Fetches monthly concentrations of water quality parameters.

Parameters:

parameters (str/list, optional (default=None)) –
name or names of water quality parameters to fetch. By default following parameters are considered
- NO3
- NO3N
- TN
- Nmin
- PO4
- PO4P
- TP
- DOC
- TOC
stations (int/list, optional (default=None)) – name or names of stations whose data is to be fetched
median (bool, optional (default=True)) – whether to fetch median concentration values or not
fnc (bool, optional (default=True)) – whether to fetch flow normalized concentrations or not
fluxes (bool, optional (default=True)) – Setting this to true will add two parameters i.e. mean_Flux_FEATURE and mean_FNFlux_FEATURE
precipitation (bool, optional (default=True)) – whether to fetch average monthly precipitation or not
avg_temp (bool, optional (default=True)) – whether to fetch average monthly temperature or not
pet (bool, optional (default=True)) – whether to fether potential evapotranspiration data or not
only_continuous (bool, optional (default=True)) – If true, will return data for only those stations who have continuos monthly timeseries data from 1993-01-01 to 2013-01-01.
cat_features (bool, optional (default=True)) – whether to fetch catchment parameters or not.
max_nan_tol (int, optional (default=0)) – setting this value to 0 will remove the whole time-series with any missing values. If None, no time-series with NaNs values will be removed.

Returns:

two dataframes whose length is same but the columns are different

a pandas dataframe of timeseries of parameters (stations*timesteps, dynamic_features)
a pandas dataframe of static parameters (stations*timesteps, catchment_features)

Return type:

tuple

Examples

>>> from water_quality import Quadica
>>> dataset = Quadica()
>>> mon_dyn, mon_cat = dataset.fetch_monthly(max_nan_tol=None)
... # However, mon_dyn contains data for all parameters and many of which have
... # large number of nans. If we want to fetch data only related to TN without any
... # missing value, we can do as below
>>> mon_dyn_tn, mon_cat_tn = dataset.fetch_monthly(parameters="TN", max_nan_tol=0)
... # if we want to find out how many catchments are included in mon_dyn_tn
>>> len(mon_dyn_tn['OBJECTID'].unique())
... # 25

metadata() → DataFrame[source]

fetches the metadata about the stations as pandas’ dataframe. Each row represents metadata about one station and each column represents one feature. The R2 and pbias are regression coefficients and percent bias of WRTDS models for each parameter.

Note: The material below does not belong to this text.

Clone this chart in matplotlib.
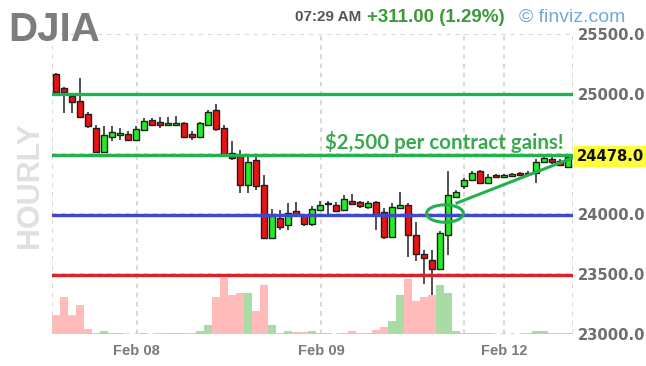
import matplotlib.pyplot as plt
from matplotlib.patches import Ellipse
from matplotlib.transforms import blended_transform_factory

# hourly DJIA futures bars, oldest first
opens = [25165, 25050, 24985, 24940, 24830, 24715, 24515, 24645, 24655, 24670,
         24620, 24700, 24785, 24765, 24745, 24745, 24760, 24670, 24645, 24745,
         24865, 24715, 24505, 24480, 24240, 24450, 24240, 23800, 23965, 23905,
         24025, 23990, 23920, 24035, 24080, 24075, 24035, 24110, 24100, 24060,
         24100, 24020, 23810, 24050, 24075, 23825, 23670, 23620, 23545, 23825,
         24145, 24230, 24285, 24355, 24260, 24325, 24310, 24318, 24340, 24345,
         24340, 24435, 24460, 24440, 24395]
highs = [25175, 25060, 25008, 25130, 24850, 24740, 24730, 24730, 24715, 24690,
         24730, 24800, 24800, 24810, 24810, 24815, 24770, 24690, 24770, 24870,
         24920, 24740, 24605, 24535, 24485, 24475, 24325, 24040, 24030, 24090,
         24100, 24000, 24070, 24110, 24110, 24100, 24160, 24170, 24110, 24110,
         24110, 24050, 24090, 24185, 24090, 23935, 23700, 23700, 23860, 24355,
         24200, 24300, 24360, 24370, 24330, 24335, 24335, 24340, 24350, 24355,
         24460, 24500, 24475, 24455, 24480]
lows = [25010, 24840, 24840, 24800, 24720, 24505, 24505, 24605, 24620, 24610,
        24605, 24690, 24730, 24720, 24730, 24735, 24635, 24620, 24635, 24740,
        24690, 24480, 24450, 24175, 24175, 24200, 23790, 23790, 23865, 23865,
        23980, 23900, 23900, 24025, 23990, 24020, 24025, 24075, 24050, 24045,
        23870, 23790, 23800, 24040, 23645, 23605, 23420, 23325, 23530, 23660,
        24130, 24210, 24275, 24250, 24250, 24300, 24300, 24310, 24320, 24325,
        24260, 24430, 24420, 24400, 24390]
closes = [25020, 25015, 24930, 24810, 24730, 24515, 24660, 24685, 24675, 24620,
          24705, 24775, 24745, 24745, 24760, 24755, 24645, 24645, 24755, 24850,
          24705, 24495, 24465, 24240, 24435, 24230, 23800, 23980, 23895, 24005,
          23995, 23920, 24040, 24075, 24090, 24025, 24125, 24080, 24065, 24090,
          23990, 23810, 24060, 24075, 23825, 23670, 23630, 23540, 23840, 24160,
          24185, 24285, 24340, 24260, 24310, 24310, 24322, 24330, 24325, 24330,
          24435, 24465, 24430, 24410, 24478]
# volume, thousands of contracts
volume = [19.4, 36.7, 19.4, 29.4, 5, 1, 2.7, 1, 1, 0.5,
          0.5, 1, 0.3, 1, 1, 1, 1, 1, 2.7, 8.7,
          36.7, 56, 38.7, 40.7, 40.7, 22.7, 48.7, 8.7, 1, 2.7,
          2, 2, 2.7, 1, 1, 0.3, 1, 2.7, 1, 1,
          4.3, 6.7, 12.7, 38.7, 55.3, 32.7, 36.7, 38.7, 48.7, 40.7,
          2.7, 1, 1, 1, 1, 0.3, 0.3, 0.3, 0.3, 1,
          2.7, 2.7, 1, 1, 1]

date_ticks = [10.1, 33.1, 56.0]
date_labels = ["Feb 08", "Feb 09", "Feb 12"]
grid_x = [-0.5, 10.1, 33.1, 51.0, 56.0, 64.6]
price_ticks = [23000, 23500, 24000, 25000, 25500]
grid_y = [23000, 23500, 24000, 24500, 25000, 25500]
last_price = 24478

# levels drawn by hand on the chart
level_top = 25000
level_target = 24490
level_entry = 23990
level_stop = 23490

fig = plt.figure(figsize=(6.46, 3.66), dpi=100)
ax = fig.add_axes([0.0805, 0.0874, 0.8065, 0.8197])
ax_vol = ax.twinx()
ax.set_zorder(ax_vol.get_zorder() + 1)
ax.patch.set_visible(False)

x = list(range(len(opens)))
up = [c >= o for o, c in zip(opens, closes)]

# volume in the background
vol_colors = ["#a8dca4" if u else "#ffbaba" for u in up]
ax_vol.bar(x, volume, width=1.0, color=vol_colors, linewidth=0)
ax_vol.set_ylim(0, 300)
ax_vol.set_yticks([])
for s in ax_vol.spines.values():
    s.set_visible(False)

# dashed grid, also used as the frame
for gx in grid_x:
    ax.axvline(gx, color="#cdcdcd", lw=1.1, ls=(0, (3, 3)), zorder=0)
for gy in grid_y:
    ax.axhline(gy, color="#cdcdcd", lw=1.1, ls=(0, (3, 3)), zorder=0)

# candles
ax.vlines(x, lows, highs, color="#333333", lw=1.2, zorder=2)
bottoms = [min(o, c) for o, c in zip(opens, closes)]
heights = [max(abs(c - o), 4) for o, c in zip(opens, closes)]
body_colors = ["#22ee22" if u else "#ee1111" for u in up]
ax.bar(x, heights, bottom=bottoms, width=0.74, color=body_colors,
       edgecolor="#1e1e1e", linewidth=1.0, zorder=3)

ax.set_xlim(-0.5, 64.6)
ax.set_ylim(23000, 25500)
for s in ax.spines.values():
    s.set_visible(False)

ax.yaxis.tick_right()
ax.set_yticks(price_ticks, [f"{v:.1f}" for v in price_ticks])
ax.tick_params(axis="y", length=0, pad=3.5, labelsize=10.6, labelcolor="#6e6e6e")
ax.set_xticks(date_ticks, date_labels)
ax.tick_params(axis="x", length=0, pad=7, labelsize=10.5, labelcolor="#7a7a7a")
for lbl in ax.get_yticklabels():
    lbl.set_fontfamily("DejaVu Sans")
    lbl.set_fontweight("bold")
for lbl in ax.get_xticklabels():
    lbl.set_fontfamily("Liberation Sans")
    lbl.set_fontweight("bold")

# last price tag
trans = blended_transform_factory(ax.transAxes, ax.transData)
ax.text(1.008, last_price, f"{last_price:.1f}", transform=trans, va="center",
        ha="left", fontsize=10.6, fontweight="bold", family="DejaVu Sans",
        color="#111111", clip_on=False,
        bbox=dict(boxstyle="square,pad=0.2", fc="#ffff3c", ec="none"))

# hand drawn levels and notes
ax.axhline(level_top, color="#22b14c", lw=2.4, zorder=5)
ax.axhline(level_target, color="#22b14c", lw=2.4, zorder=5)
ax.axhline(level_entry, color="#3f48cc", lw=2.4, zorder=5)
ax.axhline(level_stop, color="#d8232a", lw=2.4, zorder=5)
ax.add_patch(Ellipse((48.6, 24004), 4.6, 145, fill=False, ec="#22b14c",
                     lw=2.2, zorder=6))
ax.plot([50.1, 64.5], [24092, 24467], color="#22b14c", lw=2.2, zorder=6)
ax.text(33.6, 24545, "$2,500 per contract gains!", color="#3aa84e",
        fontsize=14.8, fontweight="bold", family="Lato", va="baseline",
        zorder=7)

# header
fig.text(0.012, 0.888, "DJIA", fontsize=29, fontweight="bold",
         family="Liberation Sans", color="#7d7d7d", va="baseline")
fig.text(0.457, 0.953, "07:29 AM", fontsize=11, fontweight="bold",
         family="Liberation Sans", color="#555555", va="center")
fig.text(0.568, 0.953, "+311.00 (1.29%)", fontsize=13.5, fontweight="bold",
         family="Liberation Sans", color="#3a9a3a", va="center")
fig.text(0.803, 0.953, "\u00a9 finviz.com", fontsize=14, family="Liberation Sans",
         color="#74a9dc", va="center")
fig.text(0.046, 0.495, "HOURLY", fontsize=22, fontweight="bold", rotation=90,
         family="Liberation Sans", color="#e0e0e0", ha="center", va="center")

fig.savefig("out.png", dpi=100)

Returns:: a dataframe of shape (1386, 60)
Return type:: pd.DataFrame

monthly_medians(parameters: List[str] | str = None, stations: List[int] | int = None) → DataFrame[source]

This function reads the c_months.csv file which contains the monthly medians over the whole time series of water quality variables and discharge

Parameters:

parameters (list/str, optional, (default=None)) – name/names of parameters
stations (list/int, optional (default=None)) – stations for which

Returns:

a dataframe of shape (16629, 18). 15 of the 18 columns represent a water chemistry parameter. 16629 comes from 1386*12 where 1386 is stations and 12 is months.

Return type:

pd.DataFrame

property parameters: list: names of water quality parameters available in this dataset

average monthly potential evapotranspiration starting from 1950-01 to 2018-09

Returns:: a dataframe of shape (828, 1386), where 828 is the number of months from 1950-01 to 2018-09 and 1386 is the number of stations
Return type:: pd.DataFrame

Examples

>>> from water_quality import Quadica
>>> dataset = Quadica()
>>> df = dataset.pet() # -> (828, 1386)

sums of precipitation starting from 1950-01 to 2018-09

Parameters:

stations – name of stations for which data is to be retrieved. By default, data for all stations is retrieved.
st (optional) – starting point of data. By default, the data starts from 1950-01
en (optional) – end point of data. By default, the data ends at 2018-09

Returns:

a dataframe of shape (828, 1388)

Return type:

pd.DataFrame

Examples

>>> from water_quality import Quadica
>>> dataset = Quadica()
>>> df = dataset.precipitation() # -> (828, 1388)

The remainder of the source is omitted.